The TORREY CANYON incident in 1967 provided a major stimulus to the development of two voluntary agreements and two international conventions through which compensation was made available to those affected by spills of persistent crude oil and fuel oil from tankers. The interim voluntary agreements of TOVALOP (Tanker Owners Voluntary Agreement concerning Liability for Oil Pollution) and CRISTAL (Contract Regarding an Interim Supplement to Tanker Liability for Oil Pollution) were terminated in 1997. The international conventions – the 1969 International Convention on Civil Liability for Oil Pollution Damage (1969 CLC) and the 1971 International Convention on the Establishment of an International Fund for Compensation for Oil Pollution Damage (1971 Fund Convention) – were amended in 1992 by two protocols to provide higher limits and an enhanced scope of application. In 1996 these became the 1992 Civil Liability Convention and the 1992 Fund Convention. In 2003 a further protocol was adopted creating the International Supplementary Fund for Compensation for Oil Pollution Damage, 2003 (Supplementary Fund). In order to maintain an equitable balance between the financial burdens of the ship owners and cargo owners, two voluntary compensation arrangements were introduced in 2006 on behalf of the majority of ship owners insured through the International Group of P&I Clubs.
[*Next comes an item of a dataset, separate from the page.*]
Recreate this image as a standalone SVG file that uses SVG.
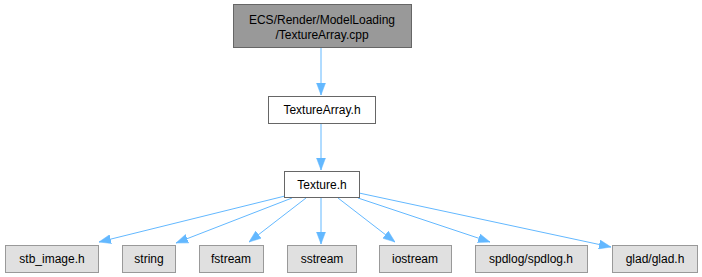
<svg xmlns="http://www.w3.org/2000/svg" width="702" height="277" viewBox="0 0 702 277">
  <style>
    text { font-family: "Liberation Sans", Arial, sans-serif; font-size: 12px; fill: #000; text-anchor: middle; }
    .main rect { fill: #999999; stroke: #666666; stroke-width: 1; }
    .inc rect { fill: #ffffff; stroke: #666666; stroke-width: 1; }
    .ext rect { fill: #e0e0e0; stroke: #999999; stroke-width: 1; }
    .edge { fill: none; stroke: #63b8ff; stroke-width: 1; marker-end: url(#arrow); }
  </style>
  <defs>
    <marker id="arrow" viewBox="0 0 12 10" refX="12" refY="5" markerWidth="12" markerHeight="10" markerUnits="userSpaceOnUse" orient="auto">
      <path d="M0,0.5 L12,5 L0,9.5 Z" fill="#63b8ff" stroke="#63b8ff" stroke-width="0.5"/>
    </marker>
  </defs>

  <g id="edges">
    <path class="edge" d="M321,48 L321,95"/>
    <path class="edge" d="M321,123 L321,170"/>
    <path class="edge" d="M285,196 L99,242"/>
    <path class="edge" d="M292,198 L176,243"/>
    <path class="edge" d="M306,198 L249,242"/>
    <path class="edge" d="M321,198 L321,244"/>
    <path class="edge" d="M338,198 L395,242"/>
    <path class="edge" d="M358,198 L490,242"/>
    <path class="edge" d="M359,193 L611,247"/>
  </g>

  <g id="node-texturearray-cpp" class="main">
    <rect x="233.5" y="4.5" width="178" height="43"/>
    <text x="322" y="24">ECS/Render/ModelLoading</text>
    <text x="322" y="39">/TextureArray.cpp</text>
  </g>
  <g id="node-texturearray-h" class="inc">
    <rect x="268.5" y="96.5" width="107" height="27"/>
    <text x="322" y="114">TextureArray.h</text>
  </g>
  <g id="node-texture-h" class="inc">
    <rect x="284.5" y="171.5" width="75" height="26"/>
    <text x="322" y="189">Texture.h</text>
  </g>
  <g id="node-stb-image" class="ext">
    <rect x="5.5" y="245.5" width="93" height="27"/>
    <text x="52" y="263">stb_image.h</text>
  </g>
  <g id="node-string" class="ext">
    <rect x="122.5" y="245.5" width="53" height="27"/>
    <text x="149" y="263">string</text>
  </g>
  <g id="node-fstream" class="ext">
    <rect x="199.5" y="245.5" width="64" height="27"/>
    <text x="231" y="263">fstream</text>
  </g>
  <g id="node-sstream" class="ext">
    <rect x="287.5" y="245.5" width="69" height="27"/>
    <text x="322" y="263">sstream</text>
  </g>
  <g id="node-iostream" class="ext">
    <rect x="379.5" y="245.5" width="72" height="27"/>
    <text x="415" y="263">iostream</text>
  </g>
  <g id="node-spdlog" class="ext">
    <rect x="475.5" y="245.5" width="112" height="27"/>
    <text x="531" y="263">spdlog/spdlog.h</text>
  </g>
  <g id="node-glad" class="ext">
    <rect x="612.5" y="245.5" width="85" height="27"/>
    <text x="655" y="263">glad/glad.h</text>
  </g>
</svg>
These two arrangements are known as the Small Tanker Oil Pollution Indemnification Agreement (STOPIA) and the Tanker Oil Pollution Indemnification Agreement (TOPIA).
There is always considerable interest in the cost of spills, not least after major incidents when the attention of politicians, regulators and the media are focused on the potentially high costs of such events and the possibility that claimants may not be fully compensated.
In 2001 recognition of the problems that can be caused by spills of oil when carried as fuel by non-tankers, led to the adoption of the International Convention on Civil Liability for Bunker Oil Pollution Damage, which entered into force on 21 November 2008.
A convention for dealing with compensation for accidents involving hazardous and noxious substances, such as chemicals, was adopted in 1996. The International Convention on Liability and Compensation for Damage in Connection with the Carriage of Hazardous and Noxious Substances by Sea (HNS Convention) has yet to enter into force.
Until the HNS Convention comes into force, cases of chemical pollution fall within the scope of the 1976 International Convention on the Limitation of Liability for Maritime Claims (LLMC) and its 1996 Protocol. Under LLMC, claims are subject to limitation of liability depending to the tonnage of the vessel and are split into two categories (loss of life/personal injury and property claims). One of the driving forces behind the adoption of the HNS Convention was a general concern that the liability limits prescribed by the LLMC regime would be insufficient to cope with the magnitude of claims generated by a serious chemical incident.
Some countries which have not ratified the international compensation conventions have their own domestic legislation for compensating those affected by spills of oil and other substances from ships. Some of these may be highly specific, such as the Oil Pollution Act of 1990 in the USA, whereas other countries may rely on broader laws originally developed for other purposes.
Other conventions with relevance to marine pollution include the International Convention for the Prevention of Pollution from Ships, 1973, as amended by the Protocol of 1978 (MARPOL), the International Convention on Oil Pollution Preparedness, Response and Cooperation, 1990 (OPRC 90) and its HNS Protocol and the Nairobi Convention on Wreck Removal.